If this sounds like a wishy-washy answer, that’s because it is, in the end… It is always hard to make predictions of this kind—I’m just working off of what I know of machine learning today, compared to what I understand of the multi-variable problem of network designed, which is then mushed into the almost infinite possibilities of business requirements.
“No, I wouldn’t do that, it will make the failure domain too large…”
“We need to divide this failure domain up…”
Okay, great—we all know we need to use failure domains, because without them our networks will be unstable, too complex, and all that stuff, right? But what, precisely, is a failure domain? It seems to have something to do with aggregation, because just about every network design book in the world says things like, “aggregating routes breaks up failure domains.” It also seems to have something to do with flooding domains in link state protocols, because we’re often informed that you need to put in flooding domain boundaries to break up large failure domains. Maybe these two things contain a clue: what is common between flooding domain boundaries and aggregating reachability information?
But how does hiding information create failure domain boundaries?
If Router B is aggregating 2001:db8:0:1::/64 and 2001:db8:0:2::/64 to 2001:db8::/61, then changes in the more specific routes will be hidden from Router A. This hiding of information means a failure of one of these two more specific routes does not cause Router A to recalculate what it knows about reachability in the network. Hence a failure at 200:db8:0:1::/64 doesn’t impact Router A—which means Router A is in a different failure domain than 2001:db8:0:1::/64. Based on this, we can venture a simple definition:
A failure domain is any group of devices that will share state when the network topology changes.
This definition doesn’t seem to work all the time, though. For example, what if the metric of the 2001:db8::/61 aggregate at Router B depends on the higher cost more specific among the routes covered (or hidden)? If the aggregate metric is taken from the 2001:db8:0:1::/64 route attached to Router C, then when that link fails, the aggregate cost will also change, and Router A will need to recalculate reachability. This situation, however, doesn’t change our definition of what a failure domain is, it just alerts us that failure domains can “leak” information if they’re not constructed carefully. In fact, we can trace this back to the law of leaky abstractions— hiding information is just a form of abstraction, and all abstractions leak information in some way to at least one other subsystem within the larger system.
Another, harder, example, might be that of the flooding domain boundary in a link state protocol. Assume, for a moment, that Router A is in Level 2, Routers C and D are in Level 1, and Router B is in both Level 1 and Level 2. Further assume no route aggregation is taking place. What will happen when 2001:db8:0:1::/64 fails? As Router B is advertising 2001:db8:0:1::/64 as if it were directly connected, Router A will see the destination disappear, but it will not see the network topology change. The state of the topology seems to be in one failure domain, while the state of reachability seems to be in another, overlapping, failure domain. This appearance is, in fact, a reflection of reality. Failure domains can—and do—overlap in this way all the time. There’s nothing wrong with overlapping failure domains, so long as you recognize they exist, and therefore you actually look (and plan) for them.

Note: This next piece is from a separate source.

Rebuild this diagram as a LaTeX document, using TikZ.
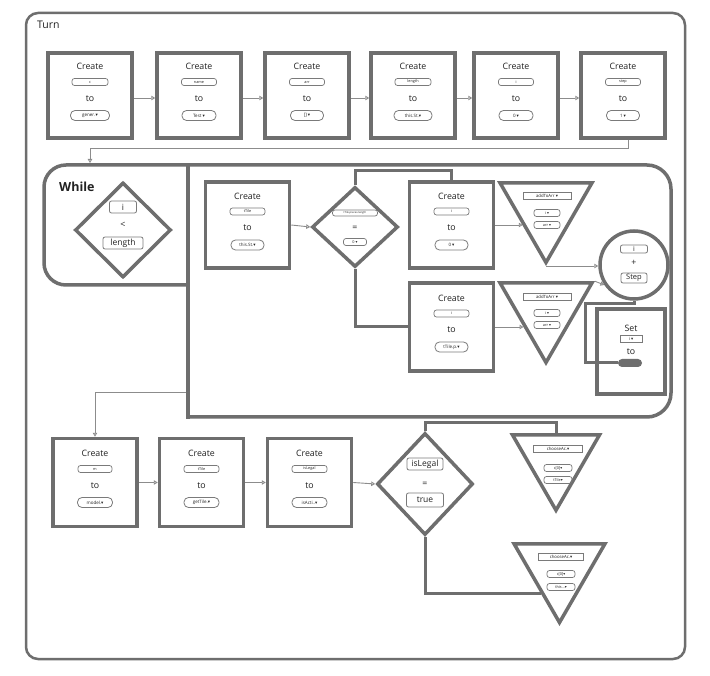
\documentclass[tikz,border=0pt]{standalone}
\usepackage{fontspec}
\setmainfont{Open Sans}
\newfontfamily\symf{DejaVu Sans}
\usetikzlibrary{shapes.geometric,arrows.meta,calc}
\newcommand\dd{{\symf\char"25BE}}
\definecolor{bd}{HTML}{6E6E6E}
\definecolor{cn}{HTML}{8C8C8C}
\definecolor{pl}{HTML}{7A7A7A}
\definecolor{tx}{HTML}{222222}
\tikzset{
 blk/.style={draw=bd, line width=3.5pt, minimum width=84pt, minimum height=86pt, inner sep=0pt, fill=white},
 lbl/.style={font=\fontsize{8.8}{10}\selectfont, inner sep=0pt, text=tx},
 vp/.style={draw=pl, line width=0.7pt, rounded corners=2.5pt, minimum width=#1, minimum height=7pt, inner sep=0pt, font=\fontsize{3.8}{4}\selectfont, text=tx},
 lp/.style={draw=pl, line width=0.8pt, rounded corners=4.5pt, minimum width=#1, minimum height=10pt, inner sep=0pt, font=\fontsize{4.5}{5}\selectfont, text=tx},
 bx/.style={draw=pl, line width=0.6pt, minimum width=#1, minimum height=7pt, inner sep=0pt, font=\fontsize{4.3}{4.5}\selectfont, text=tx},
 mp/.style={draw=pl, line width=0.8pt, rounded corners=2pt, minimum width=#1, minimum height=12pt, inner sep=0pt, font=\fontsize{8.5}{9}\selectfont, text=tx},
 dia/.style={diamond, draw=bd, line width=3.5pt, inner sep=0pt, fill=white},
 tri/.style={regular polygon, regular polygon sides=3, shape border rotate=180, draw=bd, line width=3.5pt, inner sep=0pt, fill=white},
 conn/.style={draw=cn, line width=0.9pt, -{Triangle[open,length=4pt,width=4.5pt]}},
 thk/.style={draw=bd, line width=3pt},
 wall/.style={draw=bd, line width=3.5pt, line cap=rect},
}
\newcommand\mkcreate[8]{%
 \node[blk, minimum height=#8] (#1) at (#2,#3) {};
 \node[lbl] (#1h) at (#2,#3-29) {Create};
 \node[vp=#6] (#1v) at (#2,#3-13.5) {#4};
 \node[lbl] (#1t) at (#2,#3+3) {to};
 \node[lp=#7] (#1w) at (#2,#3+20) {#5};
}
\begin{document}
\begin{tikzpicture}[x=1pt,y=-1pt]
\useasboundingbox (0,0) rectangle (710,676);
\fill[white] (0,0) rectangle (710,676);
% Turn frame
\node[draw=bd, line width=2.5pt, rounded corners=12pt, minimum width=659pt, minimum height=646pt, inner sep=0pt] (turn) at (355.5,336) {};
\node[anchor=west, inner sep=0pt, font=\fontsize{10.5}{12}\selectfont, text=tx] (turnl) at (37,25) {Turn};
% top row
\mkcreate{b1}{90}{95.5}{c}{gener.\dd}{36pt}{39pt}{85pt}
\mkcreate{b2}{199}{95.5}{name}{Test \dd}{35pt}{34pt}{85pt}
\mkcreate{b3}{307}{95.5}{arr}{[] \dd}{35pt}{33pt}{85pt}
\mkcreate{b4}{413}{95.5}{length}{this.St.\dd}{36pt}{38pt}{85pt}
\mkcreate{b5}{516}{95.5}{i}{0 \dd}{35pt}{34pt}{85pt}
\mkcreate{b6}{623}{95.5}{step}{1 \dd}{35pt}{33pt}{85pt}
\draw[conn] ([yshift=-2.5pt]b1.east) -- ([yshift=-2.5pt]b2.west);
\draw[conn] ([yshift=-2.5pt]b2.east) -- ([yshift=-2.5pt]b3.west);
\draw[conn] ([yshift=-2.5pt]b3.east) -- ([yshift=-2.5pt]b4.west);
\draw[conn] ([yshift=-2.5pt]b4.east) -- ([yshift=-2.5pt]b5.west);
\draw[conn] ([yshift=-2.5pt]b5.east) -- ([yshift=-2.5pt]b6.west);
% While block
\coordinate (wtop) at (90,163);
\coordinate (wexit) at (186,392);
\draw[wall, rounded corners=22pt] (188,285) -- (44,285) -- (44,165) -- (188,165);
\draw[wall, rounded corners=24pt] (188,165) -- (671,165) -- (671,417) -- (188,417);
\draw[wall] (188,165) -- (188,417);
\draw[conn] ([xshift=5pt]b6.south) -- ++(0,9) -| (wtop);
\node[anchor=west, inner sep=0pt, font=\bfseries\fontsize{12.5}{14}\selectfont, text=tx] (wl) at (59,187) {While};
\node[dia, minimum width=96pt, minimum height=95pt] (d1) at (123,230) {};
\node[mp=27pt] (d1a) at (123,207) {i};
\node[lbl] (d1b) at (123,225) {<};
\node[mp=40pt] (d1c) at (123,243) {length};
% inside while
\mkcreate{c0}{247.5}{225}{tTile}{this.St.\dd}{35pt}{33pt}{86pt}
\node[dia, minimum width=86pt, minimum height=80pt] (d2) at (355,227) {};
\node[vp=45pt, minimum height=6pt, font=\fontsize{2.7}{3}\selectfont] (d2a) at (355,213) {tTile.pieces.length};
\node[lbl] (d2b) at (355,228) {=};
\node[vp=23pt] (d2c) at (355,242) {0 \dd};
\draw[conn] (c0.east) -- (d2.west);
\mkcreate{c1}{451.5}{225}{i}{0 \dd}{35pt}{33pt}{86pt}
\mkcreate{c2}{451.5}{327}{i}{tTile.p.\dd}{35pt}{33pt}{88pt}
\draw[thk] (d2.north) -- ++(0,-15) -| (c1.north);
\draw[thk] (d2.south) |- (c2.west);
\node[tri, minimum size=106pt] (t1) at (546,209.5) {};
\node[bx=48pt] (t1a) at (547,196) {addToArr \dd};
\node[vp=26pt] (t1b) at (547,213) {i \dd};
\node[vp=26pt] (t1c) at (547,225) {arr \dd};
\node[tri, minimum size=106pt] (t2) at (546,309.5) {};
\node[bx=48pt] (t2a) at (547,297) {addToArr \dd};
\node[vp=26pt] (t2b) at (547,313) {i \dd};
\node[vp=26pt] (t2c) at (547,325) {arr \dd};
\draw[conn] (c1.east) -- (c1.east -| t1.215);
\draw[conn] (c2.east) -- (c2.east -| t2.218);
\node[circle, draw=bd, line width=3.5pt, minimum size=68pt, inner sep=0pt, fill=white] (ci) at (634,265) {};
\node[mp=27pt, minimum height=8pt, font=\fontsize{7}{8}\selectfont] (cia) at (634,249) {i};
\node[lbl] (cib) at (634,263) {+};
\node[mp=26pt, minimum height=10pt, font=\fontsize{7.5}{8}\selectfont] (cic) at (634,278) {Step};
\draw[conn] (t1.corner 1) -- (t1.corner 1 -| ci.west);
\draw[conn] (t2.corner 2) -- (ci.214);
\node[blk, minimum width=68pt, minimum height=85pt] (sb) at (631,351.5) {};
\node[lbl] (sba) at (631,328) {Set};
\node[bx=22pt] (sbb) at (631,339) {i \dd};
\node[lbl] (sbc) at (631,352) {to};
\node[fill=bd, rounded corners=4pt, minimum width=24pt, minimum height=8pt, inner sep=0pt] (sp) at (630,363) {};
\draw[thk] (ci.south) -- ++(0,3) -| ([xshift=-32pt]sp.west) -- (sp.west);
% bottom row
\mkcreate{e1}{95}{482.5}{m}{model.\dd}{34pt}{35pt}{88pt}
\mkcreate{e2}{201.5}{482.5}{tTile}{getTile.\dd}{35pt}{35pt}{88pt}
\mkcreate{e3}{309.5}{482.5}{isLegal}{isActi..\dd}{35pt}{35pt}{88pt}
\draw[conn] (wexit) -| (e1.north);
\draw[conn] (e1.east) -- (e2.west);
\draw[conn] (e2.east) -- (e3.west);
\node[dia, minimum width=96pt, minimum height=102pt] (d3) at (425,484) {};
\node[mp=36pt] (d3a) at (425,464) {isLegal};
\node[lbl] (d3b) at (425,484) {=};
\node[mp=37pt, minimum height=14pt] (d3c) at (425,500) {true};
\draw[conn] (e3.east) -- (d3.west);
\node[tri, minimum size=100.5pt] (t3) at (556,460) {};
\node[bx=49pt, minimum height=6.5pt] (t3a) at (558,449) {chooseAc.\dd};
\node[vp=28pt] (t3b) at (558,468) {c[0]\dd};
\node[vp=28pt] (t3c) at (558,480) {tTile\dd};
\node[tri, minimum size=105pt] (t4) at (559.5,570) {};
\node[bx=45pt, minimum height=6.5pt] (t4a) at (561,557) {chooseAc.\dd};
\node[vp=28pt] (t4b) at (561,574) {c[0]\dd};
\node[vp=28pt] (t4c) at (561,587) {this...\dd};
\draw[thk] (d3.north) -- ++(0,-9) -| (t3.north);
\draw[thk] (d3.south) |- (t4.231);
\end{tikzpicture}
\end{document}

Finally, consider what happens if some link attached to Router A fails. Unless routes are being intentionally leaked into the Lelvel 1 flooding domain at Router B, Router C won’t see any changes to the network, either in topology or reachability. After all Router C is just depending on Router B’s attached bit to build a default route it uses to reach any destination outside the local flooding domain. This means failure domains can be assymetric. What breaks a failure domain for one router doesn’t always break it for another. Again, this is okay, so long as you’re aware of this situation, and recognize it when and where it happens.
So given these caveats, the definition of a failure domain above seems to work well. We can refine it a little, but the general idea of a failure domain as a set of devices that will (or must) react to a change in the state of the network is a good place to start.
So far, in our investigation of the design mindset, we’ve—
- Observed, specifically asking what, applying questions about state, surface, and optimization in our examination of the network as it’s actually deployed.
- Oriented, asking why, really focusing in on the questions around what we’re optimizing, and how that drives state and surface in the design.
- Decided by matching technology to requirement, and making certain we really think through and justify our decisions
We also considered the problem of interaction surfaces in some detail along the way. This week I want to wrap this little series up by considering the final step in design, act. Yes, you finally get to actually buy some stuff, rack it up, cable it, and then get to the fine joys of configuring it all up to see if it works. But before you do… A couple of points to consider.
It’s important, when acting, to do more than just, well, act. It’s right at this point that it’s important to be metacongnitive—to think about what we’re thinking about. Or, perhaps, to consider the process of what we’re doing as much as actually doing it. To give you two specific instances…
First, when you’re out there configuring all that new stuff you’ve been unpacking, racking/stacking, and cabling, are you thinking about how to automate what you’re doing? If you have to do it more than once, then it’s probably a candidate for at least thinking about automating. If you have to do it several hundred times, then you should have spent that time automating it in the first place. But just don’t think automation—there’s nothing wrong with modifying your environment to make your production faster and more efficient. I have sets of customized tool sets, macros, and work flows I’ve built in common software like MS Word and Corel Draw that I’ve used, modified, and carried from version to version over the years. It might take me several hours to build a new ribbon in a word processor, or write a short script that does something simple and specific—but spending that time, more often than not, pays itself back many times over as I move through getting things done.
In other words, there is more to acting than just acting. You need to observe what you’re doing, describe it as a process, and then treat it as a process. As Deming once said—If you can’t describe what you are doing as a process, you don’t know what you’re doing.
Second, are you really thinking about what you’ll need to measure for the next round of observation? This is a huge problem in our data driven world—
Being data driven is important, but we can get so lost in being doing what we’re doing that we forget what we actually set out to do. We get caught up in the school of fish, and lose sight of the porpoise. Remember this: when you’re acting, always think about what you’re going to be doing next, which is observing. The more you work being able to observe, think about what you’re going to need to observe and why.